Thursday, September 29, 2005
Here we go again
I am a happy blogger. When days go by with no news, it is not good news. I am having to force myself to post now. I tell myself it's important to be consistent, and to be real. But most likely, I just need to express my mixed up jumble of emotions. For someone who is rabidly anti-Iraq war, I find myself endorsing and even encouraging my 21 year old son to enlist in the military, as I did his older brother two years ago. My oldest son chose another path as it looked likely he would make it into the Coast Guard. It was his decision, and he seems to be happy with it. However, my other son is truly floundering in adult life. To say he needs the discipline and structure and commitment of a tour of duty is a gross understatement.
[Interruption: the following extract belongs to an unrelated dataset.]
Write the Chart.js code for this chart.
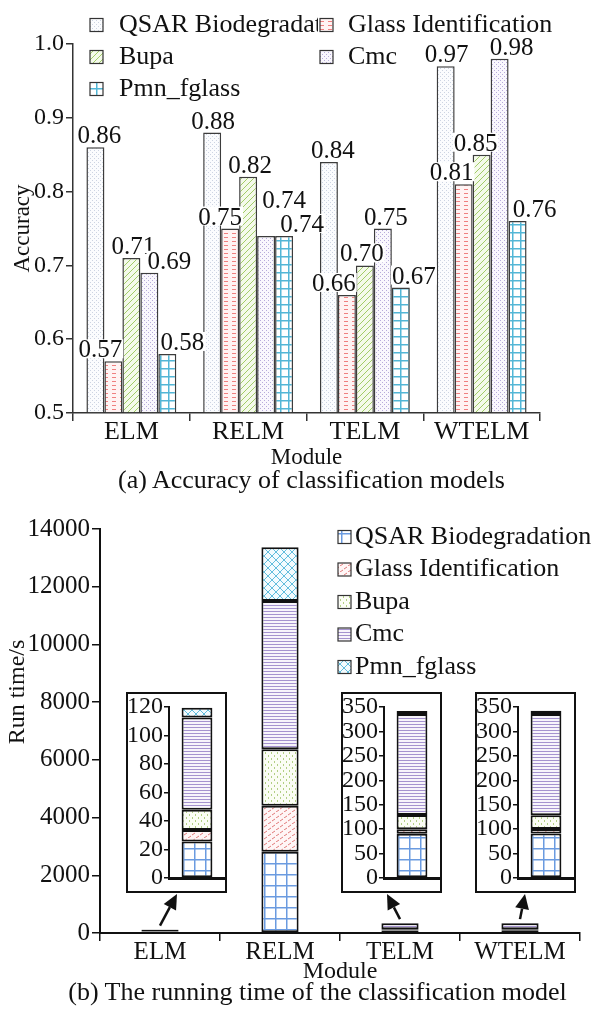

I don't think the why of his predicament is pertinent, and I couldn't tell you why anyway, not in any definitive way, even if my life depended on it. It just is. He needs it. He needs maturity. He needs to go a direction, any direction, and he needs to be forced to stick with it. All the while I gather information, remove obstacles, plan and enable to this end, I think those horrible "what if" thoughts, and anguish engulfs me. The well-meaning rationalizations of my friends and family that few enlistees actually go to war, that even fewer still are casualties of war, that it will make a man out of him...none of these will comfort me in the event of tragedy. My only comfort is in the Lord. My trust is in God, and that what will be will be. I am not pushing him, the decision is his, but he is at such a crisis point that there are very few other options. And so I have asked God to help him make the decision and to take care of him. It may be my prayer for a long time.